O.C. Welch, who owns a dealership near Savannah in Hardeeville, S.C., began airing the minute-long ad on a dozen stations in the area over the weekend. The ad sounds more like a talk-radio tirade than a sales pitch.
"All you people that buy all your Toyotas and send that money to Japan, you know, when you don't have a job to make your Toyota car payment, don't come crying to me," Welch says in the ad. "All those cars are rice ready. They're not road ready."
Floyd Mori, executive director of the Japanese American Citizens League, said Welch's remarks evoke anti-Asian sentiments often aimed at Japanese and Chinese immigrants to the U.S. from the 1930s through World War II. He also noted many Japanese automakers' cars are manufactured in America.

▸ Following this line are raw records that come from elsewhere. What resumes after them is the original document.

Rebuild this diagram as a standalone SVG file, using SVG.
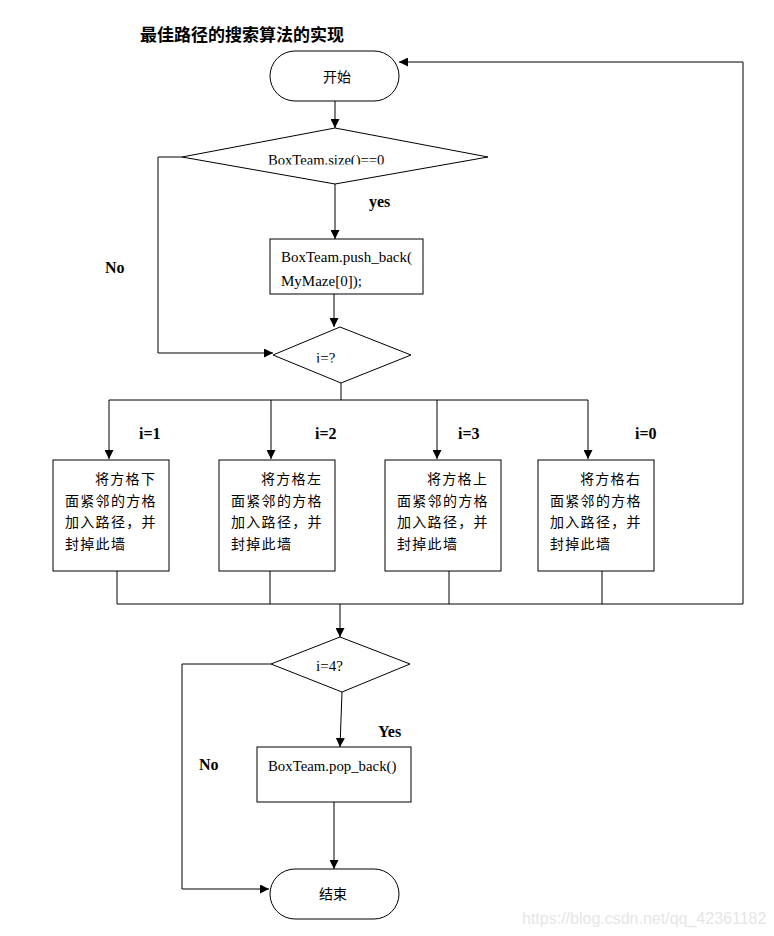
<svg xmlns="http://www.w3.org/2000/svg" width="774" height="936" viewBox="0 0 774 936">
<style>
.shape{fill:#fff;stroke:#000;stroke-width:1}
.ln{fill:none;stroke:#000;stroke-width:1}
.en{font-family:"Liberation Serif","Times New Roman",serif;fill:#000}
.b{font-weight:bold;font-size:16px}
.cn{font-family:"Noto Sans CJK SC",sans-serif;font-size:14px;fill:#000}
.box{font-family:"Noto Sans CJK SC",sans-serif;font-size:14px;letter-spacing:1.3px;fill:#000}
</style>
<defs>
<marker id="ah" viewBox="0 0 10 10" refX="10" refY="5" markerWidth="9" markerHeight="9" markerUnits="userSpaceOnUse" orient="auto">
<path d="M0,0 L10,5 L0,10 Z" fill="#000"/>
</marker>
<clipPath id="c1"><rect x="180" y="140" width="300" height="24.5"/></clipPath>
<clipPath id="c2"><rect x="280" y="340" width="120" height="22.5"/></clipPath>
</defs>
<rect width="774" height="936" fill="#fff"/>
<text x="140" y="41" font-family="Noto Sans CJK SC,sans-serif" font-weight="bold" font-size="17">最佳路径的搜索算法的实现</text>

<g id="connectors">
<path class="ln" d="M335,101 V128" marker-end="url(#ah)"/>
<path class="ln" d="M335,184 V239" marker-end="url(#ah)"/>
<path class="ln" d="M182,157 H158 V353 H273" marker-end="url(#ah)"/>
<path class="ln" d="M334,294 V327" marker-end="url(#ah)"/>
<path class="ln" d="M341,383 V400 M109,400 H588"/>
<path class="ln" d="M109,400 V459" marker-end="url(#ah)"/>
<path class="ln" d="M271,400 V459" marker-end="url(#ah)"/>
<path class="ln" d="M437,400 V459" marker-end="url(#ah)"/>
<path class="ln" d="M588,400 V459" marker-end="url(#ah)"/>
<path class="ln" d="M117,571 V604 M270,571 V604 M449,571 V604 M602,571 V604"/>
<path class="ln" d="M117,604 H743 V62 H399" marker-end="url(#ah)"/>
<path class="ln" d="M340,604 V637" marker-end="url(#ah)"/>
<path class="ln" d="M271,664 H182 V889 H269" marker-end="url(#ah)"/>
<path class="ln" d="M342,692 L340,747" marker-end="url(#ah)"/>
<path class="ln" d="M334,802 V869" marker-end="url(#ah)"/>
</g>

<g id="start">
<rect class="shape" x="270" y="51" width="129" height="50" rx="25" ry="25"/>
<text class="cn" x="337" y="82" text-anchor="middle">开始</text>
</g>

<g id="cond-size">
<polygon class="shape" points="335,128 488,157 335,184 182,157"/>
<text class="en" x="268" y="165" font-size="14.6" clip-path="url(#c1)">BoxTeam.size()==0</text>
</g>

<g id="push">
<rect class="shape" x="270" y="239" width="153" height="55"/>
<text class="en" x="281" y="262" font-size="15">BoxTeam.push_back(</text>
<text class="en" x="281" y="286" font-size="15">MyMaze[0]);</text>
</g>

<g id="cond-i">
<polygon class="shape" points="340,327 411,355 341,383 273,355"/>
<text class="en" x="316" y="363" font-size="15" clip-path="url(#c2)">i=?</text>
</g>

<g id="box-down">
<rect class="shape" x="53" y="460" width="116" height="111"/>
<text class="box" x="95" y="484">将方格下</text>
<text class="box" x="65" y="505.5">面紧邻的方格</text>
<text class="box" x="65" y="527">加入路径，并</text>
<text class="box" x="65" y="548.5">封掉此墙</text>
</g>
<g id="box-left">
<rect class="shape" x="219" y="460" width="116" height="111"/>
<text class="box" x="261" y="484">将方格左</text>
<text class="box" x="231" y="505.5">面紧邻的方格</text>
<text class="box" x="231" y="527">加入路径，并</text>
<text class="box" x="231" y="548.5">封掉此墙</text>
</g>
<g id="box-up">
<rect class="shape" x="385" y="460" width="116" height="111"/>
<text class="box" x="427" y="484">将方格上</text>
<text class="box" x="397" y="505.5">面紧邻的方格</text>
<text class="box" x="397" y="527">加入路径，并</text>
<text class="box" x="397" y="548.5">封掉此墙</text>
</g>
<g id="box-right">
<rect class="shape" x="538" y="460" width="116" height="111"/>
<text class="box" x="580" y="484">将方格右</text>
<text class="box" x="550" y="505.5">面紧邻的方格</text>
<text class="box" x="550" y="527">加入路径，并</text>
<text class="box" x="550" y="548.5">封掉此墙</text>
</g>

<g id="cond-4">
<polygon class="shape" points="340,637 410,664 342,692 271,664"/>
<text class="en" x="316" y="671" font-size="15">i=4?</text>
</g>

<g id="pop">
<rect class="shape" x="257" y="747" width="154" height="55"/>
<text class="en" x="268" y="771" font-size="14.8">BoxTeam.pop_back()</text>
</g>

<g id="end">
<rect class="shape" x="270" y="869" width="129" height="50" rx="25" ry="25"/>
<text class="cn" x="333" y="899" text-anchor="middle">结束</text>
</g>

<g id="labels">
<text class="en b" x="369" y="207">yes</text>
<text class="en b" x="105" y="273">No</text>
<text class="en b" x="139" y="439">i=1</text>
<text class="en b" x="315" y="439">i=2</text>
<text class="en b" x="458" y="439">i=3</text>
<text class="en b" x="635" y="439">i=0</text>
<text class="en b" x="378" y="737">Yes</text>
<text class="en b" x="199" y="770">No</text>
</g>

<text x="522" y="924" font-family="Liberation Sans,Arial,sans-serif" font-size="16" fill="#e6e6e6">https://blog.csdn.net/qq_42361182</text>
</svg>
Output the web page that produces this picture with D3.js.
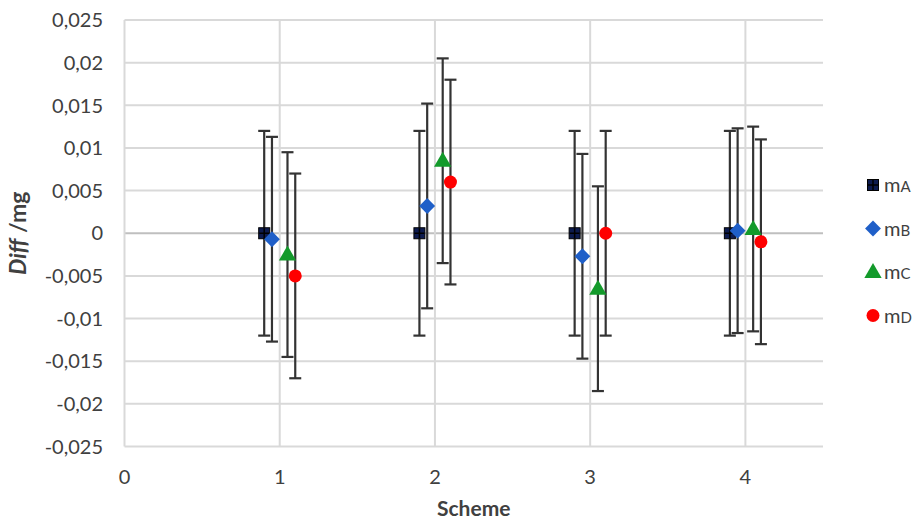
<!DOCTYPE html>
<html><head><meta charset="utf-8">
<script src="https://cdn.jsdelivr.net/npm/d3@7"></script>
<style>body{margin:0;background:#fff}svg{display:block}</style>
</head><body>
<script>
const schemes = [1, 2, 3, 4];
const seriesNames = ["A", "B", "C", "D"];
const offsets = [-0.1, -0.05, 0.05, 0.1];
const valuesA = [0, 0, 0, 0];
const valuesB = [-0.0007, 0.0032, -0.0027, 0.0003];
const valuesC = [-0.0025, 0.0085, -0.0065, 0.0005];
const valuesD = [-0.005, 0.006, 0, -0.001];
const errorBar = 0.012;
const yTicks = [0.025, 0.02, 0.015, 0.01, 0.005, 0, -0.005, -0.01, -0.015, -0.02, -0.025];
const xTicks = [0, 1, 2, 3, 4];

const W = 919, H = 525;
const svg = d3.select("body").append("svg").attr("width", W).attr("height", H);
const font = "Lato, 'Open Sans', sans-serif";
const x = d3.scaleLinear().domain([0, 4.5]).range([124.5, 823]);
const y = d3.scaleLinear().domain([-0.025, 0.025]).range([446.5, 20]);

// grid
svg.append("g").selectAll("line").data(yTicks).join("line")
  .attr("x1", x(0)).attr("x2", x(4.5)).attr("y1", d => y(d)).attr("y2", d => y(d))
  .attr("stroke", d => d === 0 ? "#bfbfbf" : "#d9d9d9").attr("stroke-width", 2);
svg.append("g").selectAll("line").data(xTicks).join("line")
  .attr("x1", d => x(d)).attr("x2", d => x(d)).attr("y1", y(0.025)).attr("y2", y(-0.025))
  .attr("stroke", "#d9d9d9").attr("stroke-width", 2);

// axes labels
const fmt = d => d === 0 ? "0" : d3.format(".3~f")(d).replace(".", ",").replace("\u2212", "-");
svg.append("g").selectAll("text").data(yTicks).join("text")
  .attr("x", 103).attr("y", d => y(d)).attr("dy", "0.36em").attr("text-anchor", "end")
  .attr("font-family", font).attr("font-size", 20).attr("fill", "#404040").text(fmt);
svg.append("g").selectAll("text").data(xTicks).join("text")
  .attr("x", d => x(d)).attr("y", 484).attr("text-anchor", "middle")
  .attr("font-family", font).attr("font-size", 20).attr("fill", "#404040").text(d => d);

svg.append("text").attr("x", (x(0) + x(4.5)) / 2).attr("y", 516).attr("text-anchor", "middle")
  .attr("font-family", font).attr("font-weight", "bold").attr("font-size", 21).attr("fill", "#404040").text("Scheme");
const yl = svg.append("text").attr("transform", `translate(26,${y(0)}) rotate(-90)`).attr("text-anchor", "middle")
  .attr("font-family", font).attr("font-weight", "bold").attr("font-size", 23).attr("fill", "#404040");
yl.append("tspan").attr("font-style", "italic").text("Diff");
yl.append("tspan").text(" /mg");

const allValues = [valuesA, valuesB, valuesC, valuesD];
const colors = ["#0d1b4f", "#1f5fc8", "#139a2b", "#ff0000"];
const data = [];
allValues.forEach((vals, si) => vals.forEach((v, i) => data.push({s: si, xv: schemes[i] + offsets[si], v})));

// error bars
const eb = svg.append("g").attr("stroke", "#333333").attr("stroke-width", 2.2);
data.forEach(d => {
  const cx = x(d.xv);
  eb.append("line").attr("x1", cx).attr("x2", cx).attr("y1", y(d.v + errorBar)).attr("y2", y(d.v - errorBar));
  [d.v + errorBar, d.v - errorBar].forEach(e => eb.append("line").attr("x1", cx - 6).attr("x2", cx + 6).attr("y1", y(e)).attr("y2", y(e)));
});

function drawMarker(g, s, cx, cy) {
  if (s === 0) {
    g.append("rect").attr("x", cx - 5.5).attr("y", cy - 5.5).attr("width", 11).attr("height", 11)
      .attr("fill", colors[0]).attr("stroke", "#000").attr("stroke-width", 1);
    g.append("line").attr("x1", cx - 5).attr("x2", cx + 5).attr("y1", cy).attr("y2", cy).attr("stroke", "#000").attr("stroke-width", 1.5);
    g.append("line").attr("x1", cx).attr("x2", cx).attr("y1", cy - 5).attr("y2", cy + 5).attr("stroke", "#000").attr("stroke-width", 1.5);
  } else if (s === 1) {
    g.append("path").attr("d", d3.symbol(d3.symbolDiamond2, 160)()).attr("transform", `translate(${cx},${cy})`).attr("fill", colors[1]);
  } else if (s === 2) {
    g.append("path").attr("d", d3.symbol(d3.symbolTriangle, 130)()).attr("transform", `translate(${cx},${cy + 1})`).attr("fill", colors[2]);
  } else {
    g.append("circle").attr("cx", cx).attr("cy", cy).attr("r", 6.5).attr("fill", colors[3]);
  }
}
const mk = svg.append("g");
data.forEach(d => drawMarker(mk, d.s, x(d.xv), y(d.v)));

// legend
const lg = svg.append("g");
seriesNames.forEach((n, i) => {
  const ly = 185 + i * 43.5;
  drawMarker(lg, i, 873, ly);
  const t = lg.append("text").attr("x", 884).attr("y", ly).attr("dy", "0.36em")
    .attr("font-family", font).attr("font-size", 20).attr("fill", "#404040");
  t.append("tspan").text("m");
  t.append("tspan").attr("font-size", 15).text(n);
});
</script>
</body></html>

"It's a blatant, ignorant, racist remark from somebody who should know better," Mori said.
Toyota spokesman Xavier Dominicis said the company's cars consistently receive high marks for quality. The automaker employs 36,600 Americans, he said, and about 60 percent of Toyota vehicles sold in the U.S. were manufactured here.
"How do you tell a worker in Kentucky who's producing a Toyota that his job is worth less than another American autoworker's?" Dominicis said.
The car dealer, though, said Tuesday he had received more positive calls than negative ones. His dealership sold 15 new cars Saturday — half of them to people drawn to the lot by the ad, he said.
Welch said he's mostly mad at politicians, blasting them in his ad as only being good for "slinging mud and spending our tax dollars." He said the government should offer tax incentives for consumers to buy new cars rather than spend money bailing out Ford, General Motors and Chrysler.